The argument is deprived of merit. It suffices to read the award to find that the Panel devoted a whole chapter to the applicable law (No. 6, pp. 12-14), in which it expressly reserved the right to apply Swiss law in the alternative, in accordance with the topical rules of the CAS and FIFA (n.6.9 p.14). Turning next to an examination of the facts of the case, it analyzed in detail the behavior adopted by each of the parties to draw the interim conclusion that the Player was entitled to terminate the contract for cause on June 19, 2011, (judgment, Nos.8.6 to 8.28, pp. 26 to 30).

On this basis, it held that the Appellant was to pay the Respondent the non-prescribed portion of the overdue wages (Judgment, Nos. 8.29 to 8.43). Lastly, applying the calculation criteria set out in Art.17(1) RSTP, the Panel indicated the reasons, such as the specificity of the sport, for which it considered it necessary to reduce to zero the claim raised by the Player of the termination of the contract by the Appellant without cause (Judgment, No. 8.49).

Whatever the Appellant says by arguing in this way, the Panel, has not in any way infringed its right to be heard. What it is actually accusing the Panel of, in the guise of the grievance relating to this guarantee, is that it has not applied such or such a legal provision deemed by it to apply, or, more simply, to have applied it incorrectly. Such a grievance, however, does not fall within the scope of the grievances enumerated exhaustively in Art.190(2) PILA.

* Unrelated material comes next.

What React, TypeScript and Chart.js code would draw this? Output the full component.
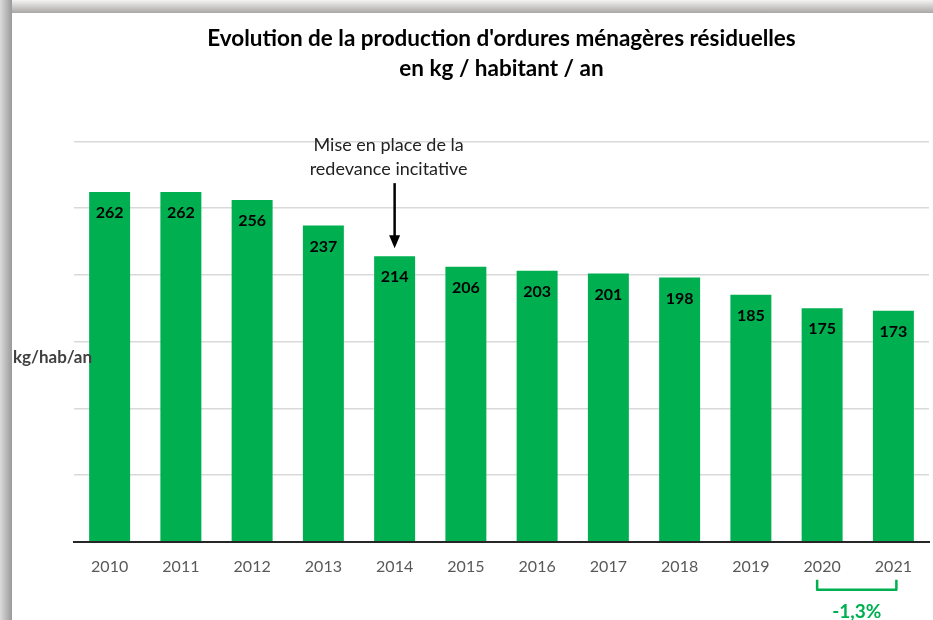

At paragraph 6 of its appeal brief, the Appellant has again stated its intention to invoke the incompatibility of the award with public policy (Art.190(2)(e) PILA). However, it must be noted that it does not develop this argument subsequently, which results in its inadmissibility (Art.77(3) LTF).

6. The Appellant, who is unsuccessful, shall pay the costs of the federal proceedings (Art. 66 (1) LTF). On the other hand, it will not have to pay costs to the Respondent, who was not asked to submit an answer.   Therefore, the Federal Tribunal pronounces: 1.

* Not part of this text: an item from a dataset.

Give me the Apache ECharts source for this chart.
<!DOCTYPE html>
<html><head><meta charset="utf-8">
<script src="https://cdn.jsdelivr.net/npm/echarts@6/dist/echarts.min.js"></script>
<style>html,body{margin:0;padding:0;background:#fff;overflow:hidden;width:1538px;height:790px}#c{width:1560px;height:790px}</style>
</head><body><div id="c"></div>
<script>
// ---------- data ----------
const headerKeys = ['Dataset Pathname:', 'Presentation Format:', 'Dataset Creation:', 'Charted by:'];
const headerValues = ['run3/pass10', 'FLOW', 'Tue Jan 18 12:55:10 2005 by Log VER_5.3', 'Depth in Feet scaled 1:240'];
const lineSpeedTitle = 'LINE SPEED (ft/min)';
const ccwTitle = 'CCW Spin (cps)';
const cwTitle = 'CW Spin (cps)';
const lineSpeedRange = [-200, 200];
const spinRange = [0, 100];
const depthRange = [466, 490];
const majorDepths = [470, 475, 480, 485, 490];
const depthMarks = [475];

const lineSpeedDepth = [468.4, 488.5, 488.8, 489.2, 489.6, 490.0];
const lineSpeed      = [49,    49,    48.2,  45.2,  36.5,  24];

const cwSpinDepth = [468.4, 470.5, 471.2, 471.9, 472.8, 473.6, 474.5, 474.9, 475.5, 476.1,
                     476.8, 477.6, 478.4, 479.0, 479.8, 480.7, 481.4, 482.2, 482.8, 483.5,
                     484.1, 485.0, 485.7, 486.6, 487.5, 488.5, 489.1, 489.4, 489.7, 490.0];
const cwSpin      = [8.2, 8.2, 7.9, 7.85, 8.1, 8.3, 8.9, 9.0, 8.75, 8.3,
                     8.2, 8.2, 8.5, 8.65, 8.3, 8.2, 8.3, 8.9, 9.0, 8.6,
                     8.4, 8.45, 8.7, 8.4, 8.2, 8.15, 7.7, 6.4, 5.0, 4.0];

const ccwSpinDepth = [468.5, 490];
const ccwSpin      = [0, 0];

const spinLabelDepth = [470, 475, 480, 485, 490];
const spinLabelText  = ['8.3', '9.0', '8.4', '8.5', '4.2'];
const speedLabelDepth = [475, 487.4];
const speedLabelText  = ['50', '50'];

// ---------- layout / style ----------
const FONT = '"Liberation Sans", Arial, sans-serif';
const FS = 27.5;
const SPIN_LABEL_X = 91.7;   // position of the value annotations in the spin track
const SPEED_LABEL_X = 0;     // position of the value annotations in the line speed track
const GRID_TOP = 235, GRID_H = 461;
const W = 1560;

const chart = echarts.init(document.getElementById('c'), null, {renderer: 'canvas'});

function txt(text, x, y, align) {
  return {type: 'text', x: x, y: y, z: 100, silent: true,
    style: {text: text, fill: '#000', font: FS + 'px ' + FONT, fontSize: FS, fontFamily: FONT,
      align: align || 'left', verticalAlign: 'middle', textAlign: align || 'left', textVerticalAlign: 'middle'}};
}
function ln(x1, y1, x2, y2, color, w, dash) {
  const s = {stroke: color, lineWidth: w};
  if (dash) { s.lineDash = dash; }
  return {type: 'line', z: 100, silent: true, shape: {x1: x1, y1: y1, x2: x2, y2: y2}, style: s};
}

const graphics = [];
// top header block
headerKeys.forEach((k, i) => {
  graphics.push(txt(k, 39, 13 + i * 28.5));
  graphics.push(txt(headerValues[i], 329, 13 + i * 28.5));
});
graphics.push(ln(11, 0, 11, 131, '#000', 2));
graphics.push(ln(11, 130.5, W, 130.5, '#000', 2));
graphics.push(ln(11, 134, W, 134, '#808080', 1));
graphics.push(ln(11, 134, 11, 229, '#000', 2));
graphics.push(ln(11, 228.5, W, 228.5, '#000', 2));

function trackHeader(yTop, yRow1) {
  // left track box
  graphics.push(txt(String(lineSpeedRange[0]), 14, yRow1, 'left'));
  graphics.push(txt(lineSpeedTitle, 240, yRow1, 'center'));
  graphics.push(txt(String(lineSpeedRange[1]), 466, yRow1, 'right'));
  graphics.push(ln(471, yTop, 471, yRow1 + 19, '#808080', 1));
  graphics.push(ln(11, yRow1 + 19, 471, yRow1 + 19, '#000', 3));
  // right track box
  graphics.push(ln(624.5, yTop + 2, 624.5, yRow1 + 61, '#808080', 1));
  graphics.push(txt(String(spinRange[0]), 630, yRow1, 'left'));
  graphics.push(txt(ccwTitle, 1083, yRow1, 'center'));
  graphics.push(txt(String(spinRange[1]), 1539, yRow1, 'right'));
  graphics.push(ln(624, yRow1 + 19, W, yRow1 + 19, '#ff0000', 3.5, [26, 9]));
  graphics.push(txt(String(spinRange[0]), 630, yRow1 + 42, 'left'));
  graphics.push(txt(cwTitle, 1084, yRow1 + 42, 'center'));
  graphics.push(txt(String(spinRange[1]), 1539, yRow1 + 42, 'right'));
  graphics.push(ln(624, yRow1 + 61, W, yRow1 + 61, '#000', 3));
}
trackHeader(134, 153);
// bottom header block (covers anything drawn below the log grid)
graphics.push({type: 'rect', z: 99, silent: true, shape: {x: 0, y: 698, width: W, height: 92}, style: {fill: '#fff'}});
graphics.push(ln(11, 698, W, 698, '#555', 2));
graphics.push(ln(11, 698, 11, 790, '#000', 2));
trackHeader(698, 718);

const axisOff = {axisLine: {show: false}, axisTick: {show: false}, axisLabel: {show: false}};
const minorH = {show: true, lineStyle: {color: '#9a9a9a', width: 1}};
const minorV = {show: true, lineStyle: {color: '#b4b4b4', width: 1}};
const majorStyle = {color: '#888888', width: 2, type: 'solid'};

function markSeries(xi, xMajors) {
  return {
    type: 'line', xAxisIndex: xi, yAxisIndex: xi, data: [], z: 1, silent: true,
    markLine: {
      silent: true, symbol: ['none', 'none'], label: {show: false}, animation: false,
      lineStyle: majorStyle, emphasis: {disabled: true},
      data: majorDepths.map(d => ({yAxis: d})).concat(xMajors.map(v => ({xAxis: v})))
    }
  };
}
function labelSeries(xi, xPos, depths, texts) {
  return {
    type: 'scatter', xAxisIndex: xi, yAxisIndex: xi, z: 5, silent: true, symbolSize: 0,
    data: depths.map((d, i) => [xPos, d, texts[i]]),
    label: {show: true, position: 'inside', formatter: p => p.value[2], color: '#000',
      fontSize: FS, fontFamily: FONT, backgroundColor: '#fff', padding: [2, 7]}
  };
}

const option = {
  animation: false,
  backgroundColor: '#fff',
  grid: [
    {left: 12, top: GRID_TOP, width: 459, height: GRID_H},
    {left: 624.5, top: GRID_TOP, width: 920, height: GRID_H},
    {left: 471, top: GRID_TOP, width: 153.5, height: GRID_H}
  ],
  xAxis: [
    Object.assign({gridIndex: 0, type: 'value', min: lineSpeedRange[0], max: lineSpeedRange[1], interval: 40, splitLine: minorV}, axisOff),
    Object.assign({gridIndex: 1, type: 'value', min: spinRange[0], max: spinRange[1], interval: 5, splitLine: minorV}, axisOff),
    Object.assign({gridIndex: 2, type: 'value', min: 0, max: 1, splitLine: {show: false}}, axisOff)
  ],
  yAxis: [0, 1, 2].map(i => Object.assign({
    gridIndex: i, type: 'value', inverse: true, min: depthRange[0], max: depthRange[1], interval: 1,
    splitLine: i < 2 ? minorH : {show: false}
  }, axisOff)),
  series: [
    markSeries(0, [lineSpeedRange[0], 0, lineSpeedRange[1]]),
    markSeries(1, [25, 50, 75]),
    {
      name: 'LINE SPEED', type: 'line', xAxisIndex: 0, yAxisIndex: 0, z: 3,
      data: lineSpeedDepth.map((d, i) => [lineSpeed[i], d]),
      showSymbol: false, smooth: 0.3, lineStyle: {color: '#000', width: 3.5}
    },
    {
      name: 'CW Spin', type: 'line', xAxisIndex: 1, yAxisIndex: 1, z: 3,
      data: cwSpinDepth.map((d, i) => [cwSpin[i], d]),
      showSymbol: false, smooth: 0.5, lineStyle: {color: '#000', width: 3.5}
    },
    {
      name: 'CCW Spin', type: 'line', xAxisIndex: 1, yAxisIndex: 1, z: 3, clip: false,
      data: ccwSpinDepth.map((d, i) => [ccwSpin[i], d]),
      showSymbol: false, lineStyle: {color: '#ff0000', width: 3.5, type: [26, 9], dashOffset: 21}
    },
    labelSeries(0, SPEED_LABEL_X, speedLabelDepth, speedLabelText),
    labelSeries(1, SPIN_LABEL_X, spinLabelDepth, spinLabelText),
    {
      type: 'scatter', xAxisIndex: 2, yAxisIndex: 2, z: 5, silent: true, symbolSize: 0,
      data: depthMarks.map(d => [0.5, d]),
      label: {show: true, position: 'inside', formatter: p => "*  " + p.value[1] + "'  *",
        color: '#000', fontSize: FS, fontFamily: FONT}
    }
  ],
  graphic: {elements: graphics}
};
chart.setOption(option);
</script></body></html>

The appeal is rejected to the extent that the matter is capable of appeal.


The judicial costs, set at CHF 7’000.- shall be borne by the Appellant.


This judgment shall be notified to the Representatives of the Parties and to the Court of Arbitration for Sport (CAS).

Lausanne, March 8, 2017

On behalf of the First Civil Law Court of the Swiss Federal Tribunal

The Presiding Judge:                                                                                       The Clerk of the Court:

Kiss                                                                                                                                    Carruzzo

  • 1. Translator’s Note: Quote as Club X.________ v. Z.________, 4A 40/2017. The original decision was issued in French. The full text is available on the website of the Federal Tribunal,  
  • 2. Translator’s Note: LTF is the Italian and French abbreviation for the Federal Statute of June 17, 2005, organizing the Federal Tribunal, RS 173.110
  • 3. Translator’s Note: The official languages of Switzerland are German, French and Italian. 
  • 4. Translator’s Note: CST is the French abbreviation for the Swiss Federal Constitution. 
  • 5. Translator’s Note: PILA is the most frequently used abbreviation for the Swiss Private International Law Act of December 18, 1987 
  • 6. Translator’s Note: CO is the French abbreviation for Swiss Code of Obligations.